Meta: Diary Analysis

Submitted by Finance-PhD on November 12th, 2013 at 3:54 PM

A great deal of discussion exists around the offense. I was thinking about a way of determining how good or bad production has been over the last three years. The areas I was thinking would be the best in the evaluation are rushing yards, passing yards, and points. Naturally things like conversion percentage are good and could also be included but so many things go into that (and we have had a number of diaries on those issues).

To normalize the data a bit I was thinking of looking at production as a percentage of the defense average. For instance, Michigan passes for 250 yards, rushes for 120 yards and scores 14 points against a defense that only gives up 200 passing yards, 150 rushing yards and 10 points on average. That week would then be 125%, 80%, 140%. We can then have three graphs that show week over week how we do and see if we are trending up or down over time.

My concern is that Michigan playing is a one off event and we are comparing that to a 12 game season average so that same defense could have high variance so that production is not really different statistically from 100% across the board.

There was a great deal of rework done on the tread about youth on the O Line so I am hoping to get some ideas on data analysis now so that the obvious issues could be addressed and no one (or perhaps very few) expects a rework later.



November 12th, 2013 at 4:01 PM ^

I suppose my question then is how far back do you want to go - I have all the normalized tables for rushing and passing for 2011 to now right now now, along with scores and scoring margin. I think that it would actually be interesting to do a scattergram of rushing and passing as axes and categorize the games that way. 

I was actually thinking about doing a diary on this very thing in the next week or so, but I can share anything that I have if you're looking to do something. 

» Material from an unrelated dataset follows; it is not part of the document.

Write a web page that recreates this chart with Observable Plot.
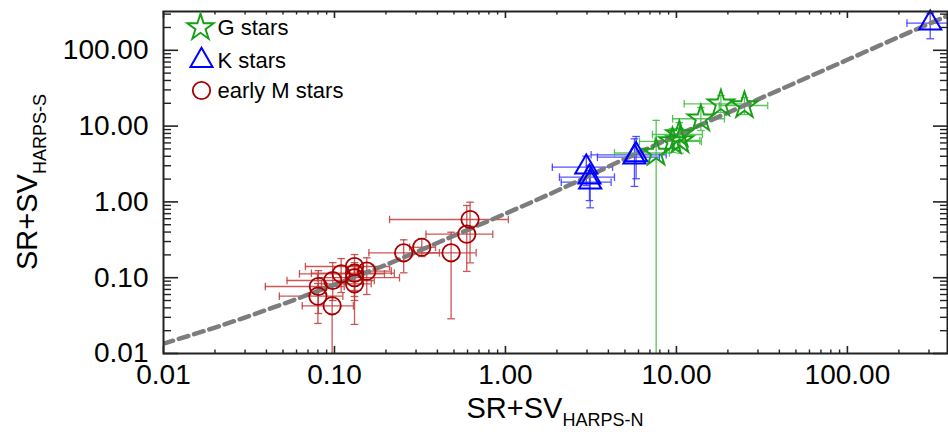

November 12th, 2013 at 4:21 PM ^

I was thinking 2011 just to have a run of a few years with these coaches. I wouldn't want to pick up too much noise.

I really enjoy your diaries so I can wait until you post. I was just thinking that instead of everyone complaining about this or that, let's look at the actual numbers.

The scatterplot is an interesting idea. I would just also want to have a table or something then so we can see if there is a time series impact like Michigan always does poorly in the middle of the schedule or we have been on a slide all year long.

restive neb

November 12th, 2013 at 4:37 PM ^

I think you really should normalize for pace. If you don't want to do yards per play, you can also factor total yards by the percentage of the plays run divided by plays run in an average game.

Gandalf the Maize

November 12th, 2013 at 4:40 PM ^

You may want to include overall defensive efficiency rank (something like defensive FEI) in order to test whether we tend to over/under perform against good/bad defenses. For example, is putting up 751 yards against Indiana (overperforming against a bad defense) and putting up -48 rushing yards against MSU (underperforming against a good defense) a trend? Or is it anomalous? Could be interesting to look at over a multi-year span.


November 12th, 2013 at 5:16 PM ^

Would there be a source for data as to the number of starts an OL player has had as a determinant value of their so called "experience level"?

I'm not sure where to find such a a data source, but I'm thinking Michigan would predictably score out "experience rich" at tackle (Lewan, Schofield) in 2013, but quite "experience poor" from both guards down to center, and dare I say QB  in terms of starts compared to other BIG10 football teams.

Looking at Michigan's OL roster 2011-2012-2013, one could determine the following:

2011 (11-2) - 6 upperclassmen, 9 underclassmen

2 seniors (Molk, Huyge)

4 juniors (Omameh, Koury, E.Mealer, Barnum)

3 sophomores (Gunderson, Lewan, Schofield)

6 freshman (Bryant, J. Miller, Mateus, Glasgow, Burzynski, Dallas Williams)

2012 (8-5) - 6 upperclassmen, 11 underclassmen

3 seniors (Omameh, E. Mealer, Barnum)

3 juniors (Gunderson, Lewan, Schofield)

2 sophomore (Burzynski, Mateus)

9 freshman (Bars, Braden, Bryant, Gibbs, Glasgow, Kalis, Magnuson, J. Miller, Pliska)

2013 (6-3 ytd) - 5 upperclassmen, 14 underclassmen

3 seniors (Gunderson, Lewan, Schofield)

2 juniors (Burzynski, Mateus)

3 sophomores (Bryant, Glasgow, Miller)

11 freshman (Bars, Bosch, Braden, Dawson, Fox, Kalis, Kugler, Magnusson, Pliska, Samuelson, Tulley-Tillman)

Contrast this to Michigan 2003 Rose Bowl team: 11 upperclassmen, 7 underclassmen

7 seniors (Baas, Pape, Pearson, D. Solomon, C. Morgan, J. Gaston, A. Christopfel)

4 juniors (Lentz, Stenavich, Henige, Schoonover)

5 sophomores (Bihl, Kolodziej, R. Riley, Berishaj)

2 freshman (Jake Long, P. Sharrow)

In terms of OL experience, Michigan seems to be upside down. It's unlikely Michigan remains upside down much longer.